From one perspective, this is understandable. A church exists in a real world of donor relations and legal exposure. But the normal process of crisis management can involve a theological error -- often repeated in the history of the religion.
It is the consistent temptation of faith leaders -- Catholic, Protestant, Muslim or Hindu -- to practice the religion of the tribe. The goal is to seek the public recognition of their own theological convictions and the health of their own religious institutions. For many centuries of Western history, the Christian church vied and jostled for influence along with other interests, pursuing a tribal agenda at the expense of Jews, heretics, "infidels" and ambitious princes. The mindset can still be detected, in milder forms, whenever Christian leaders talk of "taking back America for Christ" or pay hush money to avoid scandal for the church. The tribe must be defended.

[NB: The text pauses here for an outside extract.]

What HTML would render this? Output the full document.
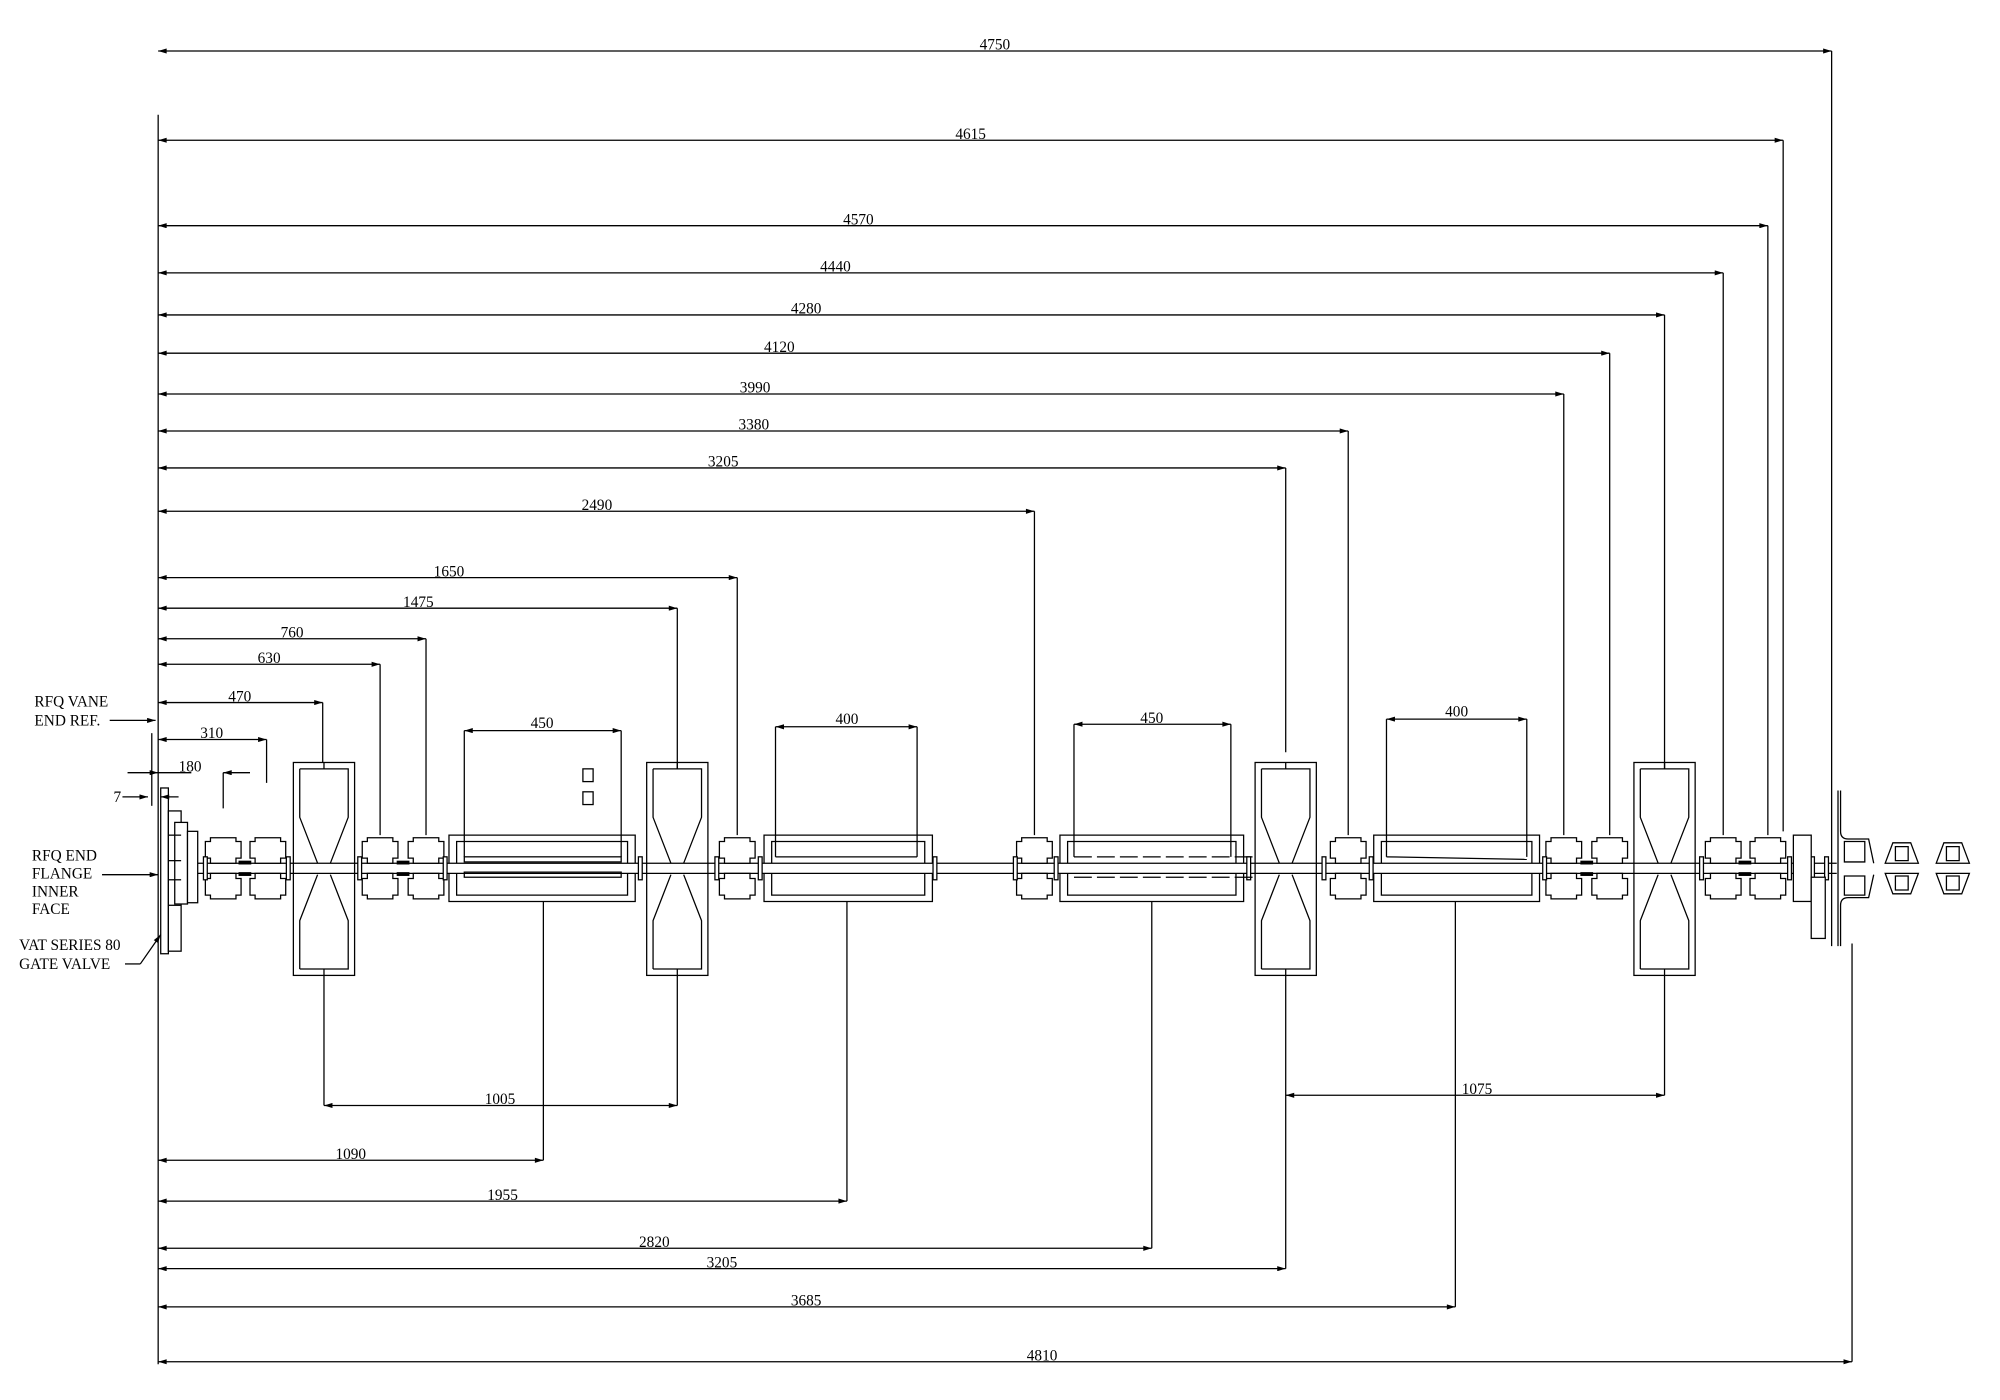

But the religion of the tribe is inherently exclusive, sorting "us" from "them." So it undermines a foundational teaching of Christianity -- a radical human equality in need and in grace.
The story of modern Christian history has been the partial, hopeful movement away from the religion of the tribe and toward a religion of humanity -- a theology that defends a universal ideal of human rights and dignity, whose triumph benefits everyone. And the Catholic Church has led this transition. Once a reactionary opponent of individualism and modernity, it is now one of the leading global advocates for universal human rights and dignity.
The Catholic Church's initial reaction to the abuse scandal was often indefensible. Now, through its honesty and transparency, it can demonstrate a commitment to universal dignity -- which includes every victim of abuse.